:: WHAT IS NEEDED ::
In the data, extract each line that holds the string "this".

---+---

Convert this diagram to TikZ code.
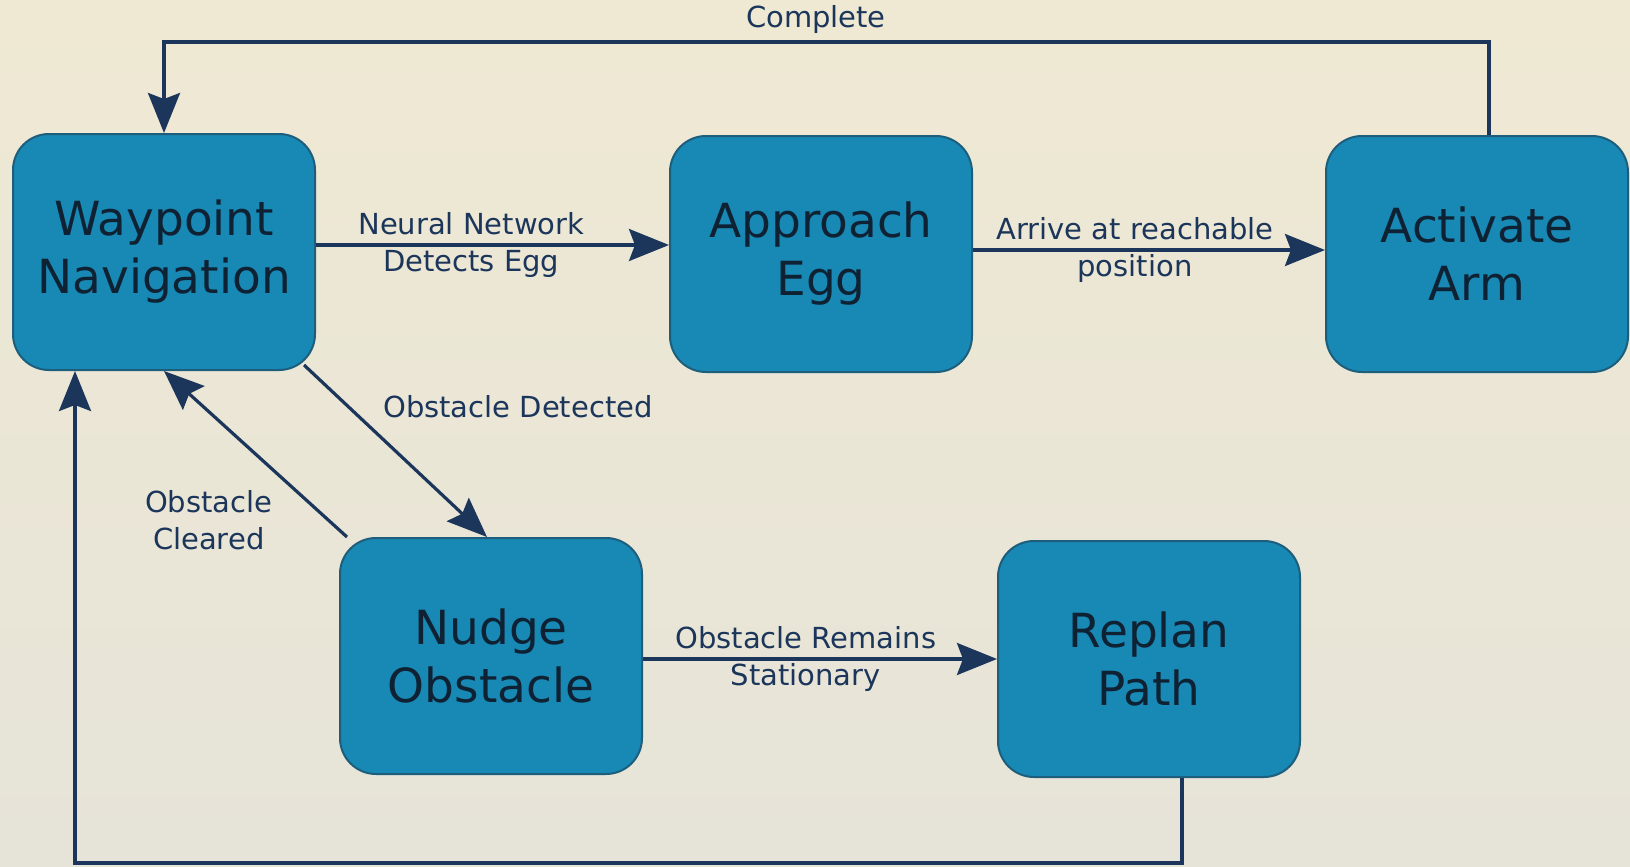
\documentclass[tikz,border=0pt]{standalone}
\usepackage{fontspec}
\setmainfont{DejaVu Sans}
\usetikzlibrary{arrows.meta}
\definecolor{bgtop}{HTML}{EFE9D3}
\definecolor{bgbot}{HTML}{E6E3D9}
\definecolor{boxfill}{HTML}{1888B4}
\definecolor{boxline}{HTML}{1D5E7C}
\definecolor{navy}{HTML}{1B365A}
\definecolor{ink}{HTML}{0F2234}

\begin{document}
\begin{tikzpicture}[x=0.5pt,y=-0.5pt,
  state/.style={draw=boxline,line width=1pt,fill=boxfill,rounded corners=18pt,
    minimum width=151pt,minimum height=118pt,align=center,text=ink,
    font=\fontsize{23.5}{29}\selectfont},
  trans/.style={draw=navy,line width=1.6pt,-{Stealth[length=20pt,width=16pt,inset=3pt]}},
  lbl/.style={align=center,text=navy,font=\fontsize{14.5}{18.5}\selectfont}]
  \shade[top color=bgtop,bottom color=bgbot] (0,0) rectangle (1630,867);
  \useasboundingbox (0,0) rectangle (1630,867);

  \node[state] (wn) at (164,252) {Waypoint\\Navigation};
  \node[state] (ae) at (821,254) {Approach\\Egg};
  \node[state] (aa) at (1477,254) {Activate\\Arm};
  \node[state] (nd) at (491,656) {Nudge\\Obstacle};
  \node[state] (rp) at (1149,659) {Replan\\Path};

  \draw[trans] (wn.east |- 0,245) -- node[lbl,pos=0.44] {Neural Network\\Detects Egg} (ae.west |- 0,245);
  \draw[trans] (ae.east |- 0,250) -- node[lbl,pos=0.46] {Arrive at reachable\\position} (aa.west |- 0,250);
  \draw[trans] (nd.east |- 0,659) -- node[lbl,pos=0.46] {Obstacle Remains\\Stationary} (rp.west |- 0,659);
  \draw[trans] ([xshift=-6pt,yshift=3pt]wn.south east) -- node[lbl,pos=0.24,anchor=west,xshift=13.5pt] {Obstacle Detected} ([xshift=-2pt]nd.north);
  \draw[trans] ([xshift=4pt]nd.north west) -- node[lbl,pos=0.1,anchor=east,xshift=-24pt] {Obstacle\\Cleared} (wn.south);
  \draw[trans] ([xshift=6pt]aa.north) -- ([xshift=6pt]aa.north |- 0,42) -- node[lbl,above,pos=0.508] {Complete} (wn.north |- 0,42) -- (wn.north);
  \draw[trans] ([xshift=16.5pt]rp.south) |- ([xshift=-44.5pt]wn.south |- 0,863) -- ([xshift=-44.5pt]wn.south);
\end{tikzpicture}
\end{document}
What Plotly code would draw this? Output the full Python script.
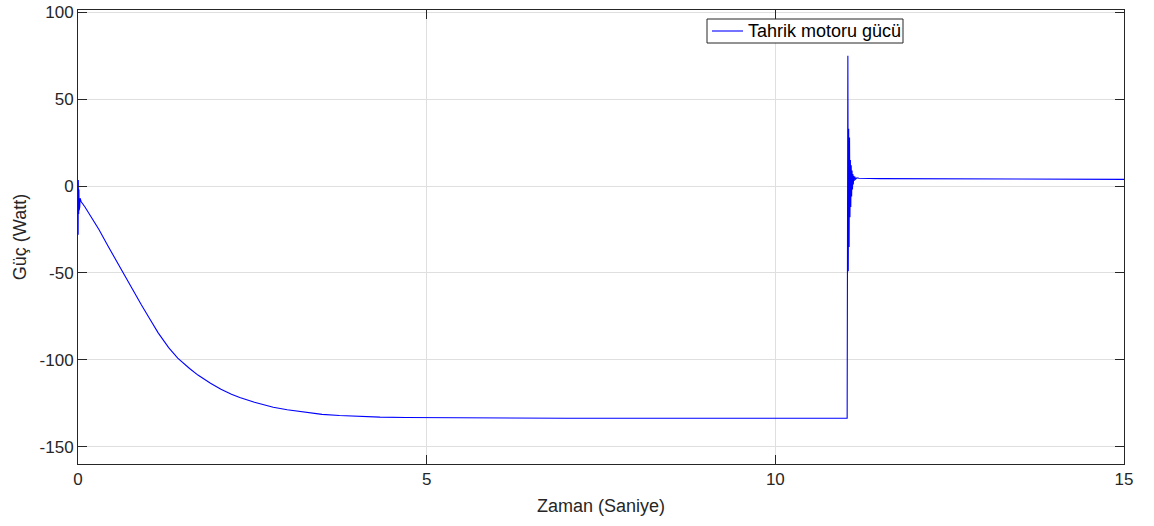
import plotly.graph_objects as go

# --- Data ---
# initial transient (0 .. 0.04 s)
t_start = [0.0, 0.002, 0.004, 0.006, 0.008, 0.010, 0.013, 0.016, 0.020, 0.025, 0.030, 0.040]
p_start = [0.0, -28.0, 3.5, -20.0, 1.0, -16.0, -2.0, -14.0, -4.0, -12.0, -7.0, -9.0]

# smooth decay toward the steady negative level
t_decay = [0.046, 0.10, 0.20, 0.30, 0.43, 0.55, 0.67, 0.80, 0.91, 1.03, 1.15, 1.30, 1.43,
           1.60, 1.72, 1.90, 2.05, 2.20, 2.32, 2.53, 2.80, 3.00, 3.27, 3.50, 3.75, 4.00,
           4.33, 4.70, 5.00, 5.76, 7.00, 9.00, 11.03]
p_decay = [-9.0, -12.0, -18.5, -25.0, -34.5, -43.0, -52.0, -61.0, -68.5, -76.5, -84.5, -93.0, -99.0,
           -105.0, -108.8, -113.5, -117.0, -119.8, -121.7, -124.5, -127.3, -128.8, -130.4, -131.4, -132.1, -132.6,
           -133.0, -133.2, -133.3, -133.5, -133.7, -133.7, -133.7]

# transient at ~11 s
t_spike = [11.040, 11.046, 11.052, 11.058, 11.064, 11.070, 11.076, 11.082, 11.088, 11.094,
           11.100, 11.106, 11.112, 11.118, 11.124, 11.130, 11.140, 11.150, 11.170, 11.200]
p_spike = [75.0, -49.0, 33.0, -35.0, 28.0, -18.0, 15.0, -12.0, 12.0, -6.0,
           9.0, -2.0, 7.0, 1.0, 6.0, 3.0, 5.5, 4.0, 4.8, 4.5]

# settled tail
t_tail = [11.5, 12.5, 13.5, 15.0]
p_tail = [4.3, 4.1, 4.0, 3.9]

t = t_start + t_decay + t_spike + t_tail
p = p_start + p_decay + p_spike + p_tail

x_ticks = [0, 5, 10, 15]
x_ticktext = ["0", "5", "10", "15"]
y_ticks = [-150, -100, -50, 0, 50, 100]
y_ticktext = ["-150", "-100", "-50", "0", "50", "100"]

series_name = "Tahrik motoru gücü"
line_color = "#0000ff"

# figure geometry (pixels)
W, H = 1154, 526
ML, MR, MT, MB = 78, 30, 10, 62
PW, PH = W - ML - MR, H - MT - MB

fig = go.Figure()
fig.add_trace(go.Scatter(
    x=t, y=p, mode="lines", name=series_name, showlegend=False,
    line=dict(color=line_color, width=1.1),
))

font = "Arial, Liberation Sans, sans-serif"
axis_common = dict(
    showline=True, linecolor="#262626", linewidth=1, mirror="ticks",
    ticks="inside", ticklen=9, tickcolor="#262626", tickwidth=1,
    showgrid=True, gridcolor="#dfdfdf", gridwidth=1, zeroline=False,
    tickfont=dict(family=font, size=17, color="#262626"),
    automargin=False,
)

# MATLAB-style legend: box, line sample and label
def px_x(px):
    return (px - ML) / PW

def px_y(py):
    return (H - MB - py) / PH

fig.add_shape(
    type="rect", xref="paper", yref="paper", layer="above",
    x0=px_x(707), x1=px_x(903), y0=px_y(43), y1=px_y(19),
    fillcolor="white", line=dict(color="#262626", width=1),
)
fig.add_shape(
    type="line", xref="paper", yref="paper", layer="above",
    x0=px_x(712), x1=px_x(743), y0=px_y(31), y1=px_y(31),
    line=dict(color=line_color, width=1.1),
)
fig.add_annotation(
    xref="paper", yref="paper", x=px_x(747), y=px_y(31),
    xanchor="left", yanchor="middle", showarrow=False,
    text=series_name,
    font=dict(family=font, size=18, color="#000000"),
    borderpad=0,
)

fig.update_layout(
    width=W, height=H,
    margin=dict(l=ML, r=MR, t=MT, b=MB),
    paper_bgcolor="white", plot_bgcolor="white",
    font=dict(family=font, size=17, color="#262626"),
    showlegend=False,
    xaxis=dict(range=[0, 15], tickvals=x_ticks, ticktext=x_ticktext,
               title=dict(text="Zaman (Saniye)", font=dict(family=font, size=18, color="#262626"), standoff=10),
               **axis_common),
    yaxis=dict(range=[-160, 101.4], tickvals=y_ticks, ticktext=y_ticktext,
               title=dict(text="Güç (Watt)", font=dict(family=font, size=18, color="#262626"), standoff=8),
               **axis_common),
)

fig.write_html("out.html")
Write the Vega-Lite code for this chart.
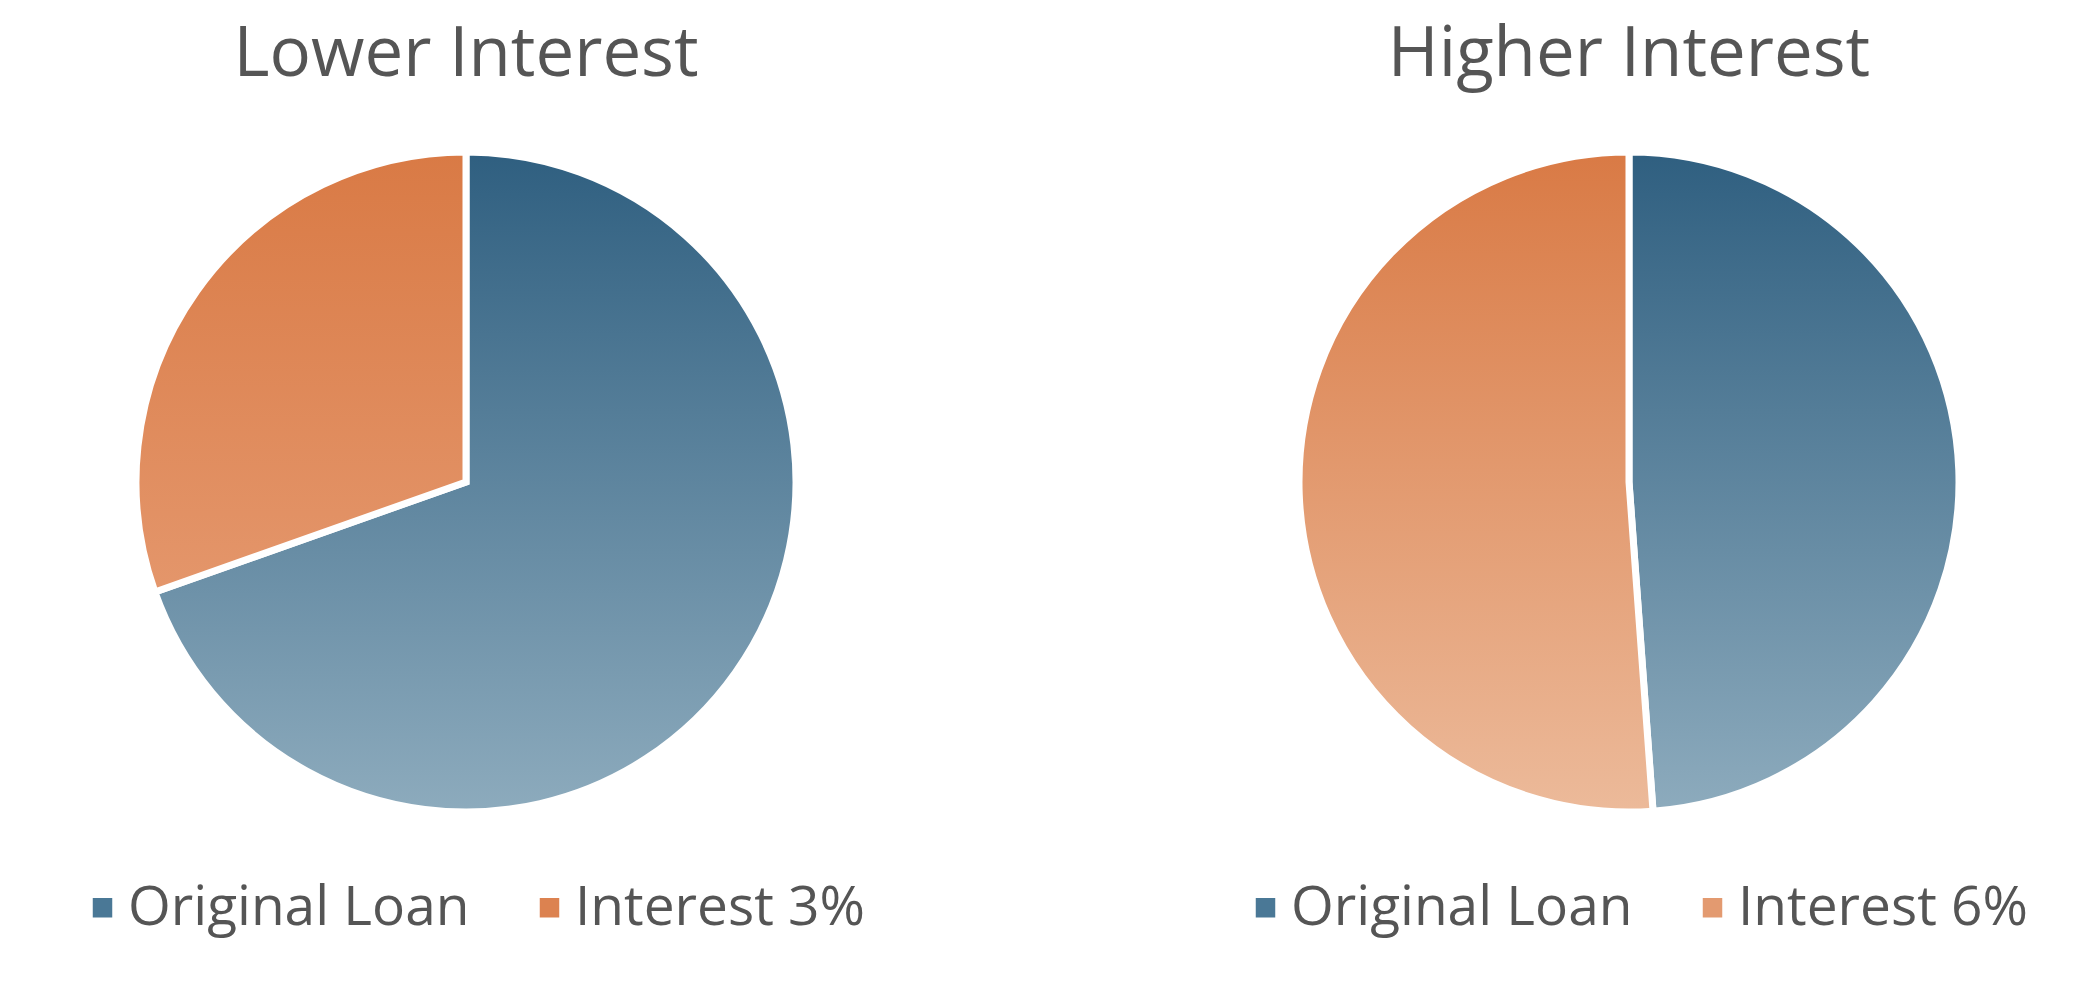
{
  "$schema": "https://vega.github.io/schema/vega-lite/v6.json",
  "background": "white",
  "autosize": {"type": "pad"},
  "padding": {"left": 75, "top": 21, "right": 0, "bottom": 40},
  "config": {
    "view": {"stroke": null},
    "font": "Open Sans",
    "title": {
      "fontSize": 69,
      "fontWeight": "normal",
      "color": "#555555",
      "anchor": "middle",
      "baseline": "alphabetic",
      "offset": 48
    },
    "legend": {
      "labelFontSize": 55,
      "labelColor": "#555555",
      "labelFont": "Open Sans",
      "labelLimit": 800,
      "symbolType": "square",
      "symbolSize": 380,
      "symbolStrokeWidth": 0,
      "labelOffset": -2,
      "columnPadding": 52,
      "padding": 0
    }
  },
  "data": {
    "values": [
      {"chart": "Lower Interest", "part": "Original Loan", "slice": 1, "amount": 100000},
      {"chart": "Lower Interest", "part": "Interest 3%", "slice": 2, "amount": 43700},
      {"chart": "Higher Interest", "part": "Original Loan", "slice": 1, "amount": 100000},
      {"chart": "Higher Interest", "part": "Interest 6%", "slice": 2, "amount": 104750}
    ]
  },
  "spacing": 503,
  "bounds": "flush",
  "hconcat": [
    {
      "title": {"text": "Lower Interest"},
      "width": 660,
      "height": 660,
      "transform": [{"filter": "datum.chart === 'Lower Interest'"}],
      "mark": {"type": "arc", "stroke": "white", "strokeWidth": 7},
      "encoding": {
        "theta": {"field": "amount", "type": "quantitative", "stack": true},
        "order": {"field": "slice", "type": "quantitative"},
        "color": {
          "condition": [
            {"test": "datum.part === 'Original Loan'",
             "value": {"gradient": "linear", "x1": 0, "y1": 0, "x2": 0, "y2": 1,
               "stops": [{"offset": 0, "color": "#2f5f80"}, {"offset": 1, "color": "#8dabbd"}]}},
            {"test": "datum.part === 'Interest 3%'",
             "value": {"gradient": "linear", "x1": 0, "y1": 0, "x2": 0, "y2": 1,
               "stops": [{"offset": 0, "color": "#d97a45"}, {"offset": 1, "color": "#e4966b"}]}}
          ],
          "field": "part",
          "type": "nominal",
          "scale": {
            "domain": ["Original Loan", "Interest 3%"],
            "range": ["#4a7896", "#dc8250"]
          },
          "legend": {
            "title": null,
            "orient": "none",
            "direction": "horizontal",
            "legendX": -61,
            "legendY": 728
          }
        }
      }
    },
    {
      "title": {"text": "Higher Interest"},
      "width": 660,
      "height": 660,
      "transform": [{"filter": "datum.chart === 'Higher Interest'"}],
      "mark": {"type": "arc", "stroke": "white", "strokeWidth": 7},
      "encoding": {
        "theta": {"field": "amount", "type": "quantitative", "stack": true},
        "order": {"field": "slice", "type": "quantitative"},
        "color": {
          "condition": [
            {"test": "datum.part === 'Original Loan'",
             "value": {"gradient": "linear", "x1": 0, "y1": 0, "x2": 0, "y2": 1,
               "stops": [{"offset": 0, "color": "#2f5f80"}, {"offset": 1, "color": "#8dabbd"}]}},
            {"test": "datum.part === 'Interest 6%'",
             "value": {"gradient": "linear", "x1": 0, "y1": 0, "x2": 0, "y2": 1,
               "stops": [{"offset": 0, "color": "#d97a45"}, {"offset": 1, "color": "#ecba9a"}]}}
          ],
          "field": "part",
          "type": "nominal",
          "scale": {
            "domain": ["Original Loan", "Interest 6%"],
            "range": ["#4a7896", "#e39a70"]
          },
          "legend": {
            "title": null,
            "orient": "none",
            "direction": "horizontal",
            "legendX": -61,
            "legendY": 728
          }
        }
      }
    }
  ],
  "resolve": {"scale": {"color": "independent"}, "legend": {"color": "independent"}}
}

---+---

:: EXPECTED ANSWER ::
Convert this diagram to TikZ code.
What Plotly code would draw this? Output the full Python script.
Write the Vega-Lite code for this chart.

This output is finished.